Do New Zealanders care enough about their privacy to make it worthwhile for an ISP to be a privacy crusader?

That's the million-dollar question from Mega CEO Vikram Kumar, who following submissions on the Telco Spying Bill, believes telcos should protect their own business interests.

"I was somewhat miffed that submissions from Telecom and Vodafone (who account for the vast majority of Internet connections) on the Telco Spying Bill did not call for protecting the privacy of their customers from government’s intrusive and ubiquitous surveillance plans," wrote Kumar, on his online blog Internet Ganesha.

"Both submissions before the Law and Order Committee last week were essentially about protecting their business interests.

"Then it struck me that it was exactly the right perspective for them to take."

The Telecommunications (Interception Capability and Security) Bill has been widely opposed by New Zealand telcos, with even Google joining the list.

The bill is proposing changes to the existing legislation by which telcos are required to act on warrants to intercept customer communications, while also containing new provisions requiring telcos to consult with government on network security matters relating to new network infrastructure.

U-Turn

But why did Kumar, appointed CEO of Mega earlier this year, do a u-turn on this issue?

"If ISPs develop a position on one issue, such as protecting customers from excessive government surveillance, it becomes a slippery slope," he wrote.

"People and government will then expect them to take a position on the whole range of content flowing over their networks.

"This leads to making ISPs responsible as gatekeepers of all online content and activities accessed by their customers, something that is clearly undesirable."

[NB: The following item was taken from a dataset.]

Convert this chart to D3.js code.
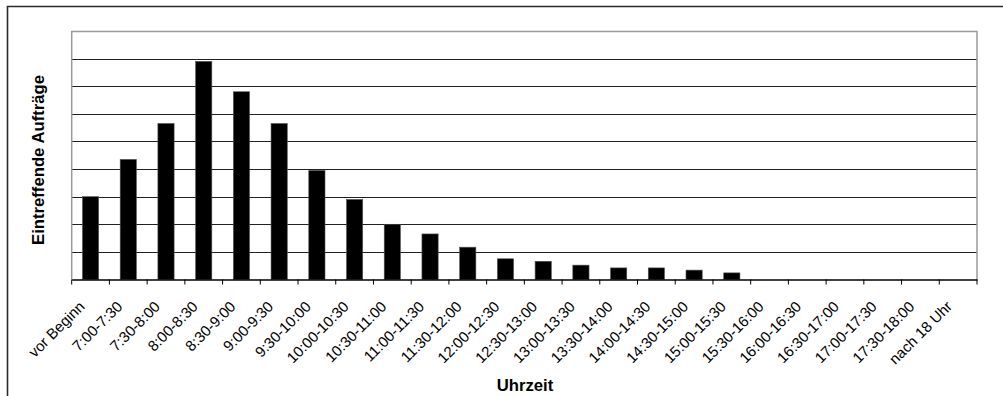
<!DOCTYPE html>
<html>
<head>
<meta charset="utf-8">
<script src="https://cdn.jsdelivr.net/npm/d3@7"></script>
<style>
  html, body { margin: 0; padding: 0; background: #fff; overflow: hidden; }
  svg { display: block; }
  text { font-family: "Liberation Sans", Arial, sans-serif; fill: #000; }
</style>
</head>
<body>
<svg id="chart" width="1003" height="396"></svg>
<script>
// Zeitfenster der eintreffenden Aufträge
const categories = [
  "vor Beginn", "7:00-7:30", "7:30-8:00", "8:00-8:30", "8:30-9:00", "9:00-9:30",
  "9:30-10:00", "10:00-10:30", "10:30-11:00", "11:00-11:30", "11:30-12:00",
  "12:00-12:30", "12:30-13:00", "13:00-13:30", "13:30-14:00", "14:00-14:30",
  "14:30-15:00", "15:00-15:30", "15:30-16:00", "16:00-16:30", "16:30-17:00",
  "17:00-17:30", "17:30-18:00", "nach 18 Uhr"
];
// Anzahl Aufträge je Zeitfenster
const values = [
  30, 43.5, 56.5, 79, 68, 56.5, 39.5, 29, 20, 16.5, 11.7, 7.5,
  6.6, 5.2, 4.2, 4.2, 3.4, 2.4, 0, 0, 0, 0, 0, 0
];
// Gitterlinien der Werteachse
const yTicks = [0, 10, 20, 30, 40, 50, 60, 70, 80, 90];

const xLabel = "Uhrzeit";
const yLabel = "Eintreffende Aufträge";

const svg = d3.select("#chart");
const plot = { left: 71.7, top: 31, right: 977, bottom: 279.5 };

const x = d3.scaleBand()
  .domain(categories)
  .range([plot.left, plot.right])
  .paddingInner(0.57)
  .paddingOuter(0.285);

const bandAll = d3.scaleBand().domain(categories).range([plot.left, plot.right]);

const y = d3.scaleLinear()
  .domain([0, d3.max(yTicks)])
  .range([plot.bottom, plot.top]);

// Außenrahmen des Diagramms
svg.append("path")
  .attr("d", `M7.5,396 V6.5 H1003`)
  .attr("fill", "none")
  .attr("stroke", "#2a2a2a")
  .attr("stroke-width", 1.6);

// horizontale Gitterlinien
svg.append("g")
  .selectAll("line")
  .data(yTicks.filter(t => t > 0 && t < d3.max(yTicks)))
  .join("line")
  .attr("x1", plot.left)
  .attr("x2", plot.right)
  .attr("y1", d => Math.round(y(d)) + 0.5)
  .attr("y2", d => Math.round(y(d)) + 0.5)
  .attr("stroke", "#222")
  .attr("stroke-width", 1.2);

// Rahmen der Zeichenfläche (oben, rechts, links)
svg.append("path")
  .attr("d", `M${plot.left},${plot.bottom} V${y(d3.max(yTicks)) + 0.5} H${plot.right} V${plot.bottom}`)
  .attr("fill", "none")
  .attr("stroke", "#9a9a9a")
  .attr("stroke-width", 1.5);

// Säulen
svg.append("g")
  .selectAll("rect")
  .data(values.map((v, i) => ({ c: categories[i], v })))
  .join("rect")
  .attr("x", d => x(d.c))
  .attr("width", x.bandwidth())
  .attr("y", d => y(d.v))
  .attr("height", d => plot.bottom - y(d.v))
  .attr("fill", "#000")
  .attr("stroke", "#555")
  .attr("stroke-width", 0.6);

// Kategorienachse
const xAxis = d3.axisBottom(bandAll).tickSize(0).tickFormat("");
const axisG = svg.append("g")
  .attr("transform", `translate(0,${plot.bottom})`)
  .call(xAxis);
axisG.select(".domain").attr("stroke", "#000").attr("stroke-width", 1.3);

// Teilstriche an den Kategoriegrenzen
const bounds = categories.map(c => bandAll(c)).concat([plot.right]);
svg.append("g")
  .selectAll("line")
  .data(bounds)
  .join("line")
  .attr("x1", d => d)
  .attr("x2", d => d)
  .attr("y1", plot.bottom)
  .attr("y2", plot.bottom + 5)
  .attr("stroke", "#000")
  .attr("stroke-width", 1);

// gedrehte Beschriftungen
svg.append("g")
  .selectAll("text")
  .data(categories)
  .join("text")
  .attr("transform", d => `translate(${bandAll(d) + bandAll.bandwidth() / 2 - 5},${plot.bottom + 28}) rotate(-45)`)
  .attr("text-anchor", "end")
  .style("font-size", "15px")
  .text(d => d);

// Achsentitel
svg.append("text")
  .attr("x", 525)
  .attr("y", 391)
  .attr("text-anchor", "middle")
  .style("font-size", "16.7px")
  .style("font-weight", "bold")
  .text(xLabel);

svg.append("text")
  .attr("transform", "translate(43.5,160) rotate(-90)")
  .attr("text-anchor", "middle")
  .style("font-size", "16.7px")
  .style("font-weight", "bold")
  .text(yLabel);
</script>
</body>
</html>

Questioning whether there is no competitive differentiator in being a privacy crusader, at least in New Zealand, Kumar concludes:

"People talk about a desire for greater online privacy but, in economic terms, it is not ‘demand’, i.e. people are unwilling to use their money to switch to an ISP that positions itself as a privacy crusader.

"And so perhaps the question might not be ‘Should ISPs be privacy crusaders?’ but ‘Do New Zealanders care enough about their privacy to make it worthwhile for an ISP to be a privacy crusader?"